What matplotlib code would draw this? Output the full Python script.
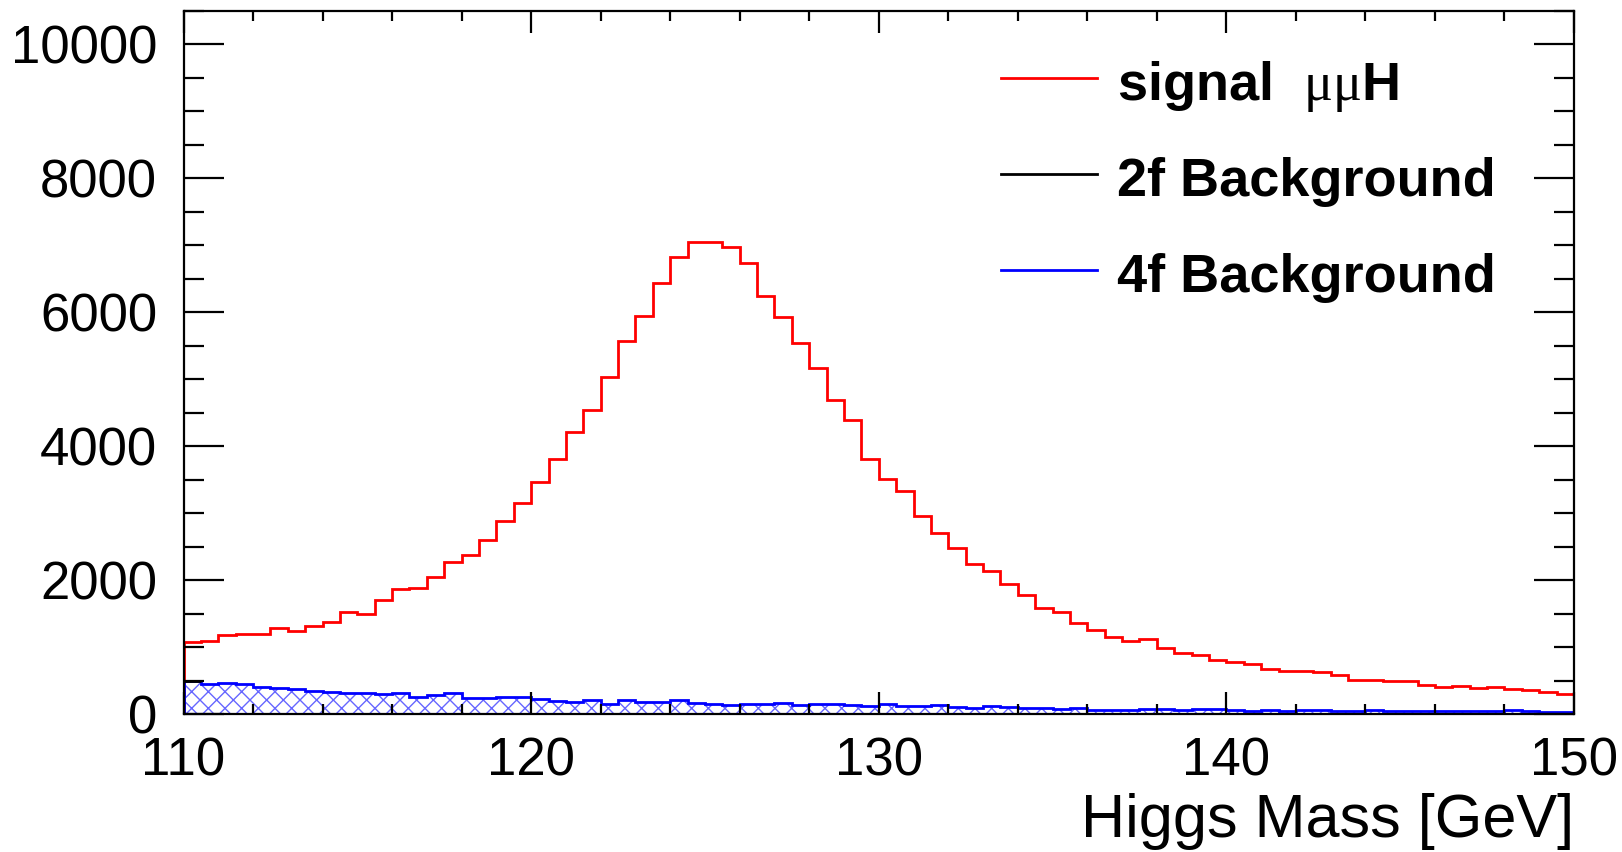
import numpy as np
import matplotlib.pyplot as plt
from matplotlib.ticker import MultipleLocator

# ROOT-like look: Helvetica -> Liberation Sans, Symbol greek -> Liberation Serif
plt.rcParams['font.family'] = 'Liberation Sans'
plt.rcParams['mathtext.fontset'] = 'custom'
plt.rcParams['mathtext.rm'] = 'Liberation Serif'
plt.rcParams['hatch.linewidth'] = 1.0

# Binning: 80 bins of 0.5 GeV between 110 and 150
M_LO, M_HI, N_BINS = 110, 150, 80
edges = np.linspace(M_LO, M_HI, N_BINS + 1)

signal_mumuH = [
    1075, 1095, 1180, 1190, 1190, 1285, 1235, 1320, 1380, 1525,
    1490, 1705, 1870, 1885, 2045, 2275, 2380, 2595, 2880, 3145,
    3460, 3810, 4215, 4535, 5035, 5570, 5950, 6430, 6830, 7055,
    7055, 6980, 6740, 6240, 5935, 5545, 5170, 4695, 4385, 3810,
    3510, 3335, 2960, 2700, 2475, 2240, 2130, 1945, 1780, 1580,
    1530, 1360, 1260, 1145, 1085, 1120, 985, 915, 885, 800,
    775, 745, 675, 645, 645, 620, 585, 515, 515, 500,
    500, 440, 410, 425, 395, 405, 380, 360, 325, 305,
]

bkg_4f = [
    490, 448, 458, 448, 408, 389, 369, 349, 334, 319,
    319, 294, 309, 254, 289, 314, 239, 239, 254, 254,
    219, 194, 174, 204, 154, 204, 174, 174, 204, 159,
    149, 134, 149, 149, 159, 139, 149, 149, 129, 125,
    145, 124, 115, 139, 100, 90, 120, 110, 90, 90,
    75, 95, 60, 60, 60, 75, 70, 60, 75, 75,
    60, 50, 60, 45, 60, 60, 50, 50, 60, 50,
    45, 45, 45, 45, 45, 50, 60, 45, 35, 35,
]

bkg_2f = [490] + [0] * (N_BINS - 1)

legend_labels = ['signal  $\\mathrm{\\mu\\mu}$H', '2f Background', '4f Background']
legend_colors = ['red', 'black', 'blue']

W, H = 1622, 852
fig = plt.figure(figsize=(W / 100, H / 100), dpi=100)
ax = fig.add_axes([183.5 / W, 1 - 714 / H, 1390.5 / W, 703 / H])

# histograms
ax.stairs(signal_mumuH, edges, color='red', linewidth=2.0)
ax.stairs(bkg_4f, edges, fill=True, facecolor='none', edgecolor=(0.4, 0.4, 1.0),
          hatch='xx', linewidth=0)
ax.stairs(bkg_4f, edges, color='blue', linewidth=2.0)
# 2f only shows as bin tops
ax.hlines(bkg_2f, edges[:-1], edges[1:], color='black', linewidth=2.0)

ax.set_xlim(M_LO, M_HI)
ax.set_ylim(0, 10500)

ax.xaxis.set_major_locator(MultipleLocator(10))
ax.xaxis.set_minor_locator(MultipleLocator(2))
ax.yaxis.set_major_locator(MultipleLocator(2000))
ax.yaxis.set_minor_locator(MultipleLocator(500))

ax.tick_params(which='both', direction='in', top=True, right=True, width=1.6, labelsize=38)
ax.tick_params(axis='x', which='major', length=16, pad=16)
ax.tick_params(axis='x', which='minor', length=7.5)
ax.tick_params(axis='y', which='major', length=29, pad=19)
ax.tick_params(axis='y', which='minor', length=14.5)
for sp in ax.spines.values():
    sp.set_linewidth(1.6)

ax.set_xlabel('Higgs Mass [GeV]', fontsize=44, ha='right')
ax.xaxis.set_label_coords(1.0, -0.112)

# legend, ROOT TLegend style without box
line_y = [0.905, 0.768, 0.632]
text_y = [0.874, 0.7375, 0.6007]
for lab, col, ly, ty in zip(legend_labels, legend_colors, line_y, text_y):
    ax.plot([0.588, 0.657], [ly, ly], color=col, linewidth=2.0, transform=ax.transAxes)
    ax.text(0.671, ty, lab, transform=ax.transAxes, fontsize=39, fontweight='bold',
            va='baseline', ha='left')

fig.savefig('out.png', dpi=100)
__________
_WORK REQUIRED_
Begin at the top of the material above and output each line exactly, stopping after the line that holds "plt.rcParams['hatch.linewidth'] = 1.0". Leave out pictures.

_WORKED SOLUTION_
What matplotlib code would draw this? Output the full Python script.
import numpy as np
import matplotlib.pyplot as plt
from matplotlib.ticker import MultipleLocator

# ROOT-like look: Helvetica -> Liberation Sans, Symbol greek -> Liberation Serif
plt.rcParams['font.family'] = 'Liberation Sans'
plt.rcParams['mathtext.fontset'] = 'custom'
plt.rcParams['mathtext.rm'] = 'Liberation Serif'
plt.rcParams['hatch.linewidth'] = 1.0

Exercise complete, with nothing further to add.